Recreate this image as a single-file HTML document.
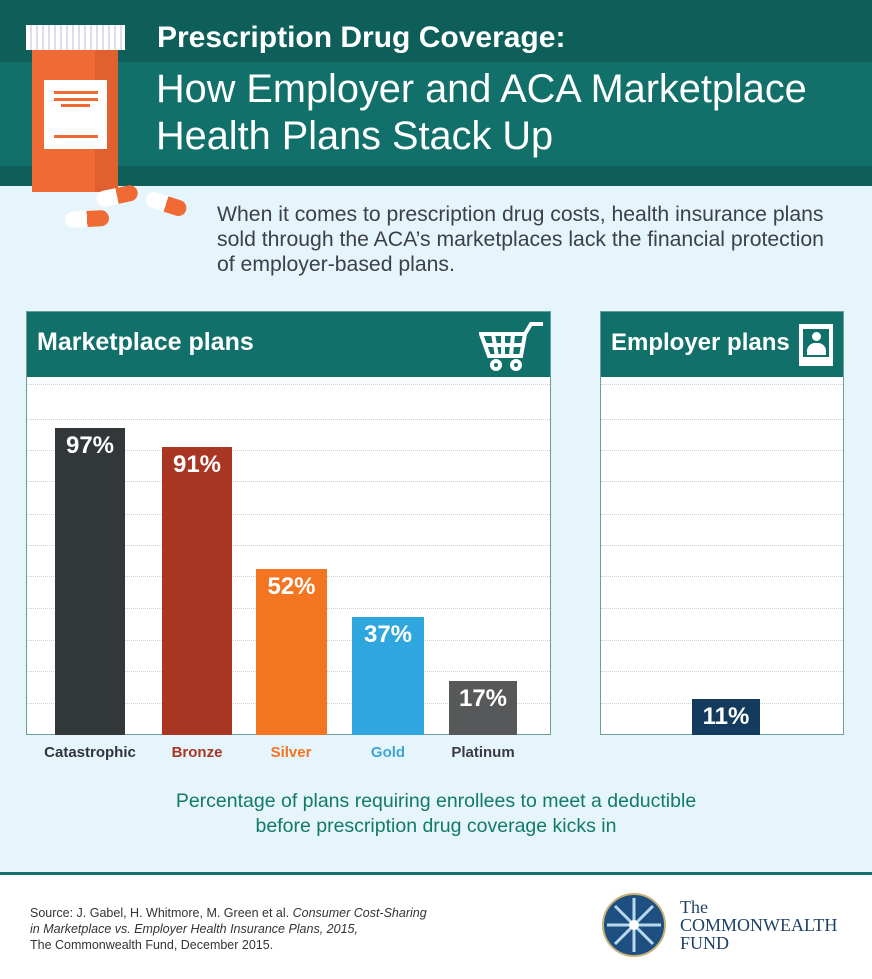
<!DOCTYPE html>
<html><head><meta charset="utf-8"><style>
*{margin:0;padding:0;box-sizing:border-box}
body{width:872px;height:979px;position:relative;overflow:hidden;background:#e6f4fb;font-family:"Liberation Sans",sans-serif}
.a{position:absolute}
.grid{position:absolute;left:0;right:0;height:0;border-top:1px dotted #c9d3d8}
.val{position:absolute;color:#fff;font-weight:bold;font-size:24px;text-align:center;width:100%;top:4px}
.lab{position:absolute;top:744px;font-weight:bold;font-size:15px;text-align:center}
</style></head><body>
<div class="a" style="left:0;top:0;width:872px;height:62px;background:#0e5f5a"></div>
<div class="a" style="left:0;top:62px;width:872px;height:104px;background:#12706a"></div>
<div class="a" style="left:0;top:166px;width:872px;height:20px;background:#0e5f5a"></div>
<div class="a" style="left:157px;top:21px;color:#fff;font-weight:bold;font-size:30px">Prescription Drug Coverage:</div>
<div class="a" style="left:156px;top:66px;color:#fff;font-size:39.7px;line-height:47px;font-weight:300">How Employer and ACA Marketplace<br>Health Plans Stack Up</div>
<!-- bottle -->
<div class="a" style="left:26px;top:25px;width:99px;height:25px;background:repeating-linear-gradient(90deg,#fff 0 4px,#dde 4px 6px)"></div>
<div class="a" style="left:32px;top:50px;width:86px;height:142px;background:#ef6a35"></div>
<div class="a" style="left:95px;top:50px;width:23px;height:142px;background:#e0602f"></div>
<div class="a" style="left:44px;top:80px;width:63px;height:69px;background:#fff"></div>
<div class="a" style="left:54px;top:91px;width:44px;height:3px;background:#ef6a35"></div>
<div class="a" style="left:54px;top:98px;width:44px;height:3px;background:#ef6a35"></div>
<div class="a" style="left:61px;top:104px;width:29px;height:3px;background:#ef6a35"></div>
<div class="a" style="left:54px;top:135px;width:44px;height:3px;background:#ef6a35"></div>
<div class="a" style="left:96px;top:188px;width:42px;height:16px;border-radius:8px;background:linear-gradient(90deg,#fff 50%,#ef6a35 50%);transform:rotate(-12deg)"></div>
<div class="a" style="left:145px;top:196px;width:42px;height:16px;border-radius:8px;background:linear-gradient(90deg,#fff 50%,#ef6a35 50%);transform:rotate(18deg)"></div>
<div class="a" style="left:65px;top:211px;width:44px;height:16px;border-radius:8px;background:linear-gradient(90deg,#fff 50%,#ef6a35 50%);transform:rotate(-3deg)"></div>
<div class="a" style="left:217px;top:202px;color:#3b4147;font-size:21.2px;line-height:25px">When it comes to prescription drug costs, health insurance plans<br>sold through the ACA’s marketplaces lack the financial protection<br>of employer-based plans.</div>
<!-- marketplace panel -->
<div class="a" style="left:26px;top:311px;width:525px;height:424px;background:#fff;border:1px solid #6a9e9a">
  <div class="a" style="left:0;top:0;right:0;height:65px;background:#12706a"></div>
  <div class="a" style="left:10px;top:16px;color:#fff;font-weight:bold;font-size:25px">Marketplace plans</div>
  <svg class="a" style="left:452px;top:8px" width="66" height="52" viewBox="0 0 66 52" fill="none" stroke="#fff" stroke-width="4"><path d="M2 14h44l-4 22H10z M14 14l4 22 M24 14v22 M34 14l-2 22 M6 25h40 M46 14l6-10h12"/><circle cx="17" cy="45" r="4"/><circle cx="37" cy="45" r="4"/></svg>
  <div class="a" style="left:0;right:0;top:65px;bottom:0">
   <div class="grid" style="top:7px"></div><div class="grid" style="top:42px"></div><div class="grid" style="top:73px"></div><div class="grid" style="top:104px"></div><div class="grid" style="top:137px"></div><div class="grid" style="top:168px"></div><div class="grid" style="top:199px"></div><div class="grid" style="top:231px"></div><div class="grid" style="top:263px"></div><div class="grid" style="top:294px"></div><div class="grid" style="top:326px"></div>
  </div>
  <div class="a" style="left:28px;top:116px;width:70px;height:307px;background:#32373a"><div class="val">97%</div></div>
  <div class="a" style="left:135px;top:135px;width:70px;height:288px;background:#a83623"><div class="val">91%</div></div>
  <div class="a" style="left:229px;top:257px;width:71px;height:166px;background:#f37421"><div class="val">52%</div></div>
  <div class="a" style="left:325px;top:305px;width:72px;height:118px;background:#2fa6de"><div class="val">37%</div></div>
  <div class="a" style="left:422px;top:369px;width:68px;height:54px;background:#575859"><div class="val">17%</div></div>
</div>
<div class="lab" style="left:30px;width:120px;color:#2f3539">Catastrophic</div>
<div class="lab" style="left:147px;width:100px;color:#a83623">Bronze</div>
<div class="lab" style="left:241px;width:100px;color:#f37421">Silver</div>
<div class="lab" style="left:338px;width:100px;color:#3ea6d6">Gold</div>
<div class="lab" style="left:433px;width:100px;color:#3a3d40">Platinum</div>
<!-- employer panel -->
<div class="a" style="left:600px;top:311px;width:244px;height:424px;background:#fff;border:1px solid #6a9e9a">
  <div class="a" style="left:0;top:0;right:0;height:65px;background:#12706a"></div>
  <div class="a" style="left:10px;top:17px;color:#fff;font-weight:bold;font-size:24px">Employer plans</div>
  <div class="a" style="left:198px;top:12px;width:34px;height:42px;background:#fff"></div>
  <div class="a" style="left:202px;top:17px;width:26px;height:28px;background:#12706a"></div>
  <div class="a" style="left:211px;top:20px;width:9px;height:9px;border-radius:50%;background:#fff"></div>
  <div class="a" style="left:206px;top:31px;width:19px;height:12px;border-radius:8px 8px 0 0;background:#fff"></div>
  <div class="a" style="left:0;right:0;top:65px;bottom:0">
   <div class="grid" style="top:7px"></div><div class="grid" style="top:42px"></div><div class="grid" style="top:73px"></div><div class="grid" style="top:104px"></div><div class="grid" style="top:137px"></div><div class="grid" style="top:168px"></div><div class="grid" style="top:199px"></div><div class="grid" style="top:231px"></div><div class="grid" style="top:263px"></div><div class="grid" style="top:294px"></div><div class="grid" style="top:326px"></div>
  </div>
  <div class="a" style="left:91px;top:387px;width:68px;height:36px;background:#143b5e"><div class="val">11%</div></div>
</div>
<div class="a" style="left:0;width:872px;top:789px;text-align:center;color:#127a66;font-size:19.5px;line-height:25px">Percentage of plans requiring enrollees to meet a deductible<br>before prescription drug coverage kicks in</div>
<!-- footer -->
<div class="a" style="left:0;top:872px;width:872px;height:107px;background:#fff;border-top:3px solid #13706a"></div>
<div class="a" style="left:30px;top:905px;color:#333;font-size:12.5px;line-height:16px">Source: J. Gabel, H. Whitmore, M. Green et al. <i>Consumer Cost-Sharing<br>in Marketplace vs. Employer Health Insurance Plans, 2015,</i><br>The Commonwealth Fund, December 2015.</div>
<svg class="a" style="left:601px;top:892px" width="66" height="66" viewBox="0 0 66 66"><circle cx="33" cy="33" r="31" fill="#1d4f80" stroke="#c8b27a" stroke-width="2"/><g stroke="#b9d8ee" stroke-width="3"><line x1="33" y1="6" x2="33" y2="60"/><line x1="6" y1="33" x2="60" y2="33"/><line x1="14" y1="14" x2="52" y2="52"/><line x1="52" y1="14" x2="14" y2="52"/></g><circle cx="33" cy="33" r="5" fill="#fff"/></svg>
<div class="a" style="left:680px;top:898px;color:#1d4068;font-family:'Liberation Serif',serif;font-size:18px;line-height:18px">The<br>COMMONWEALTH<br>FUND</div>
</body></html>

**********

EXERCISE AIM: Copy the whole of the material above exactly, but not its images.

RESPONSE TO THE TASK:
Recreate this image as a single-file HTML document.
<!DOCTYPE html>
<html><head><meta charset="utf-8"><style>
*{margin:0;padding:0;box-sizing:border-box}
body{width:872px;height:979px;position:relative;overflow:hidden;background:#e6f4fb;font-family:"Liberation Sans",sans-serif}
.a{position:absolute}
.grid{position:absolute;left:0;right:0;height:0;border-top:1px dotted #c9d3d8}
.val{position:absolute;color:#fff;font-weight:bold;font-size:24px;text-align:center;width:100%;top:4px}
.lab{position:absolute;top:744px;font-weight:bold;font-size:15px;text-align:center}
</style></head><body>
<div class="a" style="left:0;top:0;width:872px;height:62px;background:#0e5f5a"></div>
<div class="a" style="left:0;top:62px;width:872px;height:104px;background:#12706a"></div>
<div class="a" style="left:0;top:166px;width:872px;height:20px;background:#0e5f5a"></div>
<div class="a" style="left:157px;top:21px;color:#fff;font-weight:bold;font-size:30px">Prescription Drug Coverage:</div>
<div class="a" style="left:156px;top:66px;color:#fff;font-size:39.7px;line-height:47px;font-weight:300">How Employer and ACA Marketplace<br>Health Plans Stack Up</div>
<!-- bottle -->
<div class="a" style="left:26px;top:25px;width:99px;height:25px;background:repeating-linear-gradient(90deg,#fff 0 4px,#dde 4px 6px)"></div>
<div class="a" style="left:32px;top:50px;width:86px;height:142px;background:#ef6a35"></div>
<div class="a" style="left:95px;top:50px;width:23px;height:142px;background:#e0602f"></div>
<div class="a" style="left:44px;top:80px;width:63px;height:69px;background:#fff"></div>
<div class="a" style="left:54px;top:91px;width:44px;height:3px;background:#ef6a35"></div>
<div class="a" style="left:54px;top:98px;width:44px;height:3px;background:#ef6a35"></div>
<div class="a" style="left:61px;top:104px;width:29px;height:3px;background:#ef6a35"></div>
<div class="a" style="left:54px;top:135px;width:44px;height:3px;background:#ef6a35"></div>
<div class="a" style="left:96px;top:188px;width:42px;height:16px;border-radius:8px;background:linear-gradient(90deg,#fff 50%,#ef6a35 50%);transform:rotate(-12deg)"></div>
<div class="a" style="left:145px;top:196px;width:42px;height:16px;border-radius:8px;background:linear-gradient(90deg,#fff 50%,#ef6a35 50%);transform:rotate(18deg)"></div>
<div class="a" style="left:65px;top:211px;width:44px;height:16px;border-radius:8px;background:linear-gradient(90deg,#fff 50%,#ef6a35 50%);transform:rotate(-3deg)"></div>
<div class="a" style="left:217px;top:202px;color:#3b4147;font-size:21.2px;line-height:25px">When it comes to prescription drug costs, health insurance plans<br>sold through the ACA’s marketplaces lack the financial protection<br>of employer-based plans.</div>
<!-- marketplace panel -->
<div class="a" style="left:26px;top:311px;width:525px;height:424px;background:#fff;border:1px solid #6a9e9a">
  <div class="a" style="left:0;top:0;right:0;height:65px;background:#12706a"></div>
  <div class="a" style="left:10px;top:16px;color:#fff;font-weight:bold;font-size:25px">Marketplace plans</div>
  <svg class="a" style="left:452px;top:8px" width="66" height="52" viewBox="0 0 66 52" fill="none" stroke="#fff" stroke-width="4"><path d="M2 14h44l-4 22H10z M14 14l4 22 M24 14v22 M34 14l-2 22 M6 25h40 M46 14l6-10h12"/><circle cx="17" cy="45" r="4"/><circle cx="37" cy="45" r="4"/></svg>
  <div class="a" style="left:0;right:0;top:65px;bottom:0">
   <div class="grid" style="top:7px"></div><div class="grid" style="top:42px"></div><div class="grid" style="top:73px"></div><div class="grid" style="top:104px"></div><div class="grid" style="top:137px"></div><div class="grid" style="top:168px"></div><div class="grid" style="top:199px"></div><div class="grid" style="top:231px"></div><div class="grid" style="top:263px"></div><div class="grid" style="top:294px"></div><div class="grid" style="top:326px"></div>
  </div>
  <div class="a" style="left:28px;top:116px;width:70px;height:307px;background:#32373a"><div class="val">97%</div></div>
  <div class="a" style="left:135px;top:135px;width:70px;height:288px;background:#a83623"><div class="val">91%</div></div>
  <div class="a" style="left:229px;top:257px;width:71px;height:166px;background:#f37421"><div class="val">52%</div></div>
  <div class="a" style="left:325px;top:305px;width:72px;height:118px;background:#2fa6de"><div class="val">37%</div></div>
  <div class="a" style="left:422px;top:369px;width:68px;height:54px;background:#575859"><div class="val">17%</div></div>
</div>
<div class="lab" style="left:30px;width:120px;color:#2f3539">Catastrophic</div>
<div class="lab" style="left:147px;width:100px;color:#a83623">Bronze</div>
<div class="lab" style="left:241px;width:100px;color:#f37421">Silver</div>
<div class="lab" style="left:338px;width:100px;color:#3ea6d6">Gold</div>
<div class="lab" style="left:433px;width:100px;color:#3a3d40">Platinum</div>
<!-- employer panel -->
<div class="a" style="left:600px;top:311px;width:244px;height:424px;background:#fff;border:1px solid #6a9e9a">
  <div class="a" style="left:0;top:0;right:0;height:65px;background:#12706a"></div>
  <div class="a" style="left:10px;top:17px;color:#fff;font-weight:bold;font-size:24px">Employer plans</div>
  <div class="a" style="left:198px;top:12px;width:34px;height:42px;background:#fff"></div>
  <div class="a" style="left:202px;top:17px;width:26px;height:28px;background:#12706a"></div>
  <div class="a" style="left:211px;top:20px;width:9px;height:9px;border-radius:50%;background:#fff"></div>
  <div class="a" style="left:206px;top:31px;width:19px;height:12px;border-radius:8px 8px 0 0;background:#fff"></div>
  <div class="a" style="left:0;right:0;top:65px;bottom:0">
   <div class="grid" style="top:7px"></div><div class="grid" style="top:42px"></div><div class="grid" style="top:73px"></div><div class="grid" style="top:104px"></div><div class="grid" style="top:137px"></div><div class="grid" style="top:168px"></div><div class="grid" style="top:199px"></div><div class="grid" style="top:231px"></div><div class="grid" style="top:263px"></div><div class="grid" style="top:294px"></div><div class="grid" style="top:326px"></div>
  </div>
  <div class="a" style="left:91px;top:387px;width:68px;height:36px;background:#143b5e"><div class="val">11%</div></div>
</div>
<div class="a" style="left:0;width:872px;top:789px;text-align:center;color:#127a66;font-size:19.5px;line-height:25px">Percentage of plans requiring enrollees to meet a deductible<br>before prescription drug coverage kicks in</div>
<!-- footer -->
<div class="a" style="left:0;top:872px;width:872px;height:107px;background:#fff;border-top:3px solid #13706a"></div>
<div class="a" style="left:30px;top:905px;color:#333;font-size:12.5px;line-height:16px">Source: J. Gabel, H. Whitmore, M. Green et al. <i>Consumer Cost-Sharing<br>in Marketplace vs. Employer Health Insurance Plans, 2015,</i><br>The Commonwealth Fund, December 2015.</div>
<svg class="a" style="left:601px;top:892px" width="66" height="66" viewBox="0 0 66 66"><circle cx="33" cy="33" r="31" fill="#1d4f80" stroke="#c8b27a" stroke-width="2"/><g stroke="#b9d8ee" stroke-width="3"><line x1="33" y1="6" x2="33" y2="60"/><line x1="6" y1="33" x2="60" y2="33"/><line x1="14" y1="14" x2="52" y2="52"/><line x1="52" y1="14" x2="14" y2="52"/></g><circle cx="33" cy="33" r="5" fill="#fff"/></svg>
<div class="a" style="left:680px;top:898px;color:#1d4068;font-family:'Liberation Serif',serif;font-size:18px;line-height:18px">The<br>COMMONWEALTH<br>FUND</div>
</body></html>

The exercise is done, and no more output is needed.